Jacquemin and Bush (2000) present a tool for the acquisition of named entities, e.g., names of companies, from textual sources. The authors' approach combines lexical indices with formatting instructions. Lexical indices are discourse markers, and formatting instructions are HTML tags. The system includes three shallow parsers for mining HTML texts for specific structures such as lists, enumerations, and anchors. The named entities are extracted from the found structures by analyzing discourse markers and HTML tags. While Jacquemin and Bush do not use any machine-learning techniques, their approach is similar in spirit to the approach advocated in Kushmerick et al. (1997) in that it advocates combining structural information about documents with linguistic patterns. The system described by Jacquemin and Bush focuses exclusively on HTML documents and does not tag anything. Its sole purpose is to build lists of named entities found in specified HTML pages.

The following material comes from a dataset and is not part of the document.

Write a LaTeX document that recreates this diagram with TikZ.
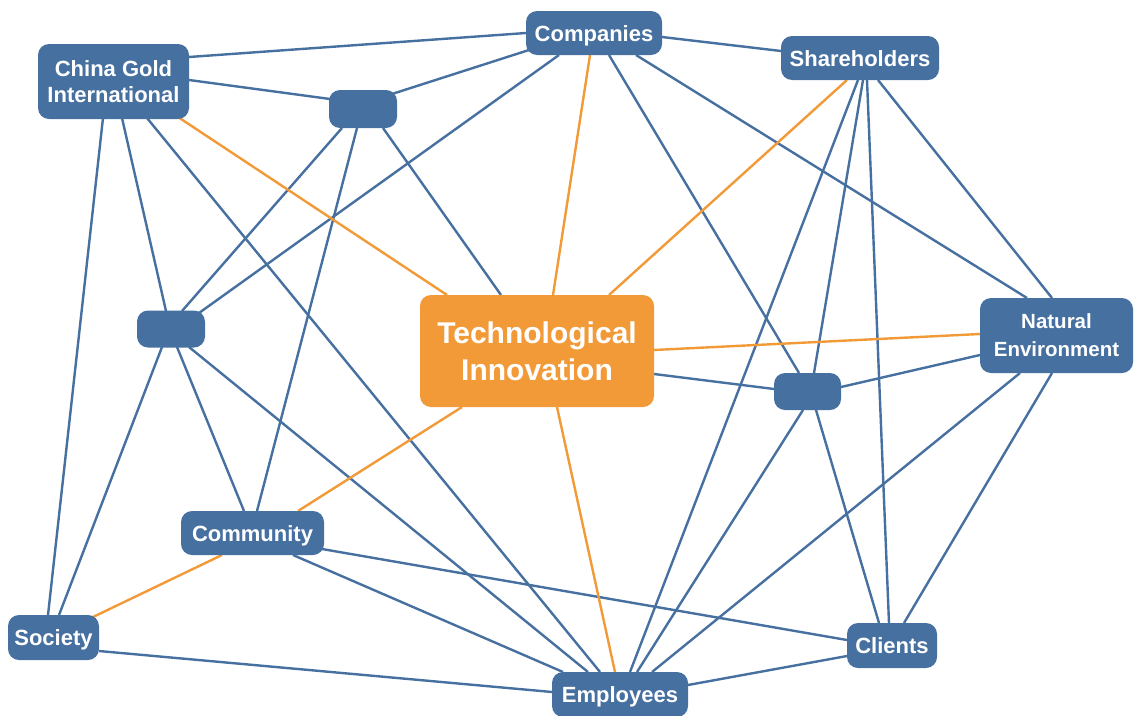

Hearst (1997) and Hearst and Plaunt (1993) advocate a classic information-retrieval approach to mining documents for structure. The approach is called TextTiling. TextTiling is a method for partitioning full-length text documents into coherent multi-paragraph units. The units form a sequence of subtopical passages. The TextTiling algorithm assumes that a document moves from topic to topic. Each topic has its own vocabulary associated with it. When one topic changes to a different topic, the vocabulary changes, too. Consequently, sharp changes in the vocabulary signify boundaries between the elements of a document structure. The algorithm completely ignores all lexical markers provided by the document authors.